Assessment standards lie at the heart of the assessment process underpinning assessment strategy, design and marking. For students, assessment standards provide guidance for their learning and allow them to monitor their progress, and ultimately, the standards will be used to judge their performance. Yet there has been little serious consideration of the nature of assessment standards or their effective communication between stakeholders (primarily staff and students but also employers, professional bodies and government). However, amid accusations from the media concerning ‘dumbing down,’ there have been wider concerns expressed about assessment and assessment standards, not least in the Burgess Report, which identified a range of problems, including marking reliability and communication of assessment standards.

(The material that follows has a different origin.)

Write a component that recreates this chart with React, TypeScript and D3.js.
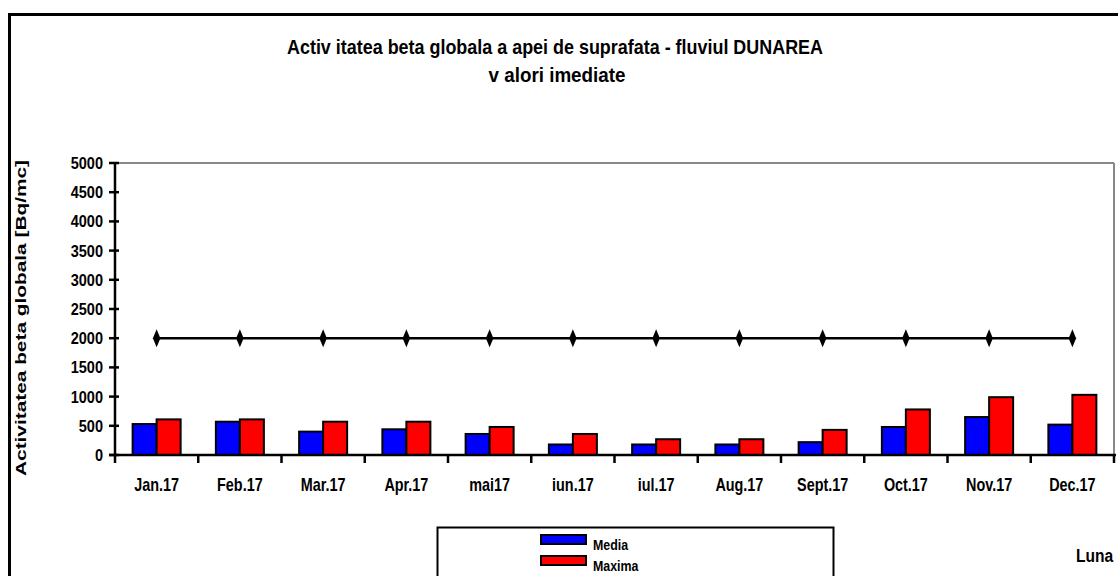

In response to these concerns the Assessment Standards Knowledge exchange (ASKe), a Centre for Excellence in Teaching and Learning, brought together an international forum of experts on assessment in higher education (the Weston Manor Group) to consider issues around assessment standards and make proposals about changes to policy and practice. Members of the group (Appendix 1) were invited to participate based on their research and publication on assessment issues. The Group is clear that learners who engage in assessment are entitled to fair and transparent assessment practices and standards. However, it is the Group’s view that assessment standards reside in the practices of academic and professional communities and in the nature and level of the tasks in which learners engage, rather than being fully describable in statements of learning outcomes or marking criteria. In addition, the Group believes that currently there is an over-emphasis on the measurement of learning, often at the expense of assessment for learning. These fundamental evidence-based beliefs underpin a Manifesto for Change which the Group is putting forward with a view to stimulating debate across the sector and, more importantly, as a step towards bringing about necessary changes in policy and practice. The rationale and evidence for the tenets of the manifesto are presented in this paper.
The debate on standards needs to focus on how high standards of learning can be achieved through assessment. This requires a greater emphasis on assessment for learning rather than assessment of learning.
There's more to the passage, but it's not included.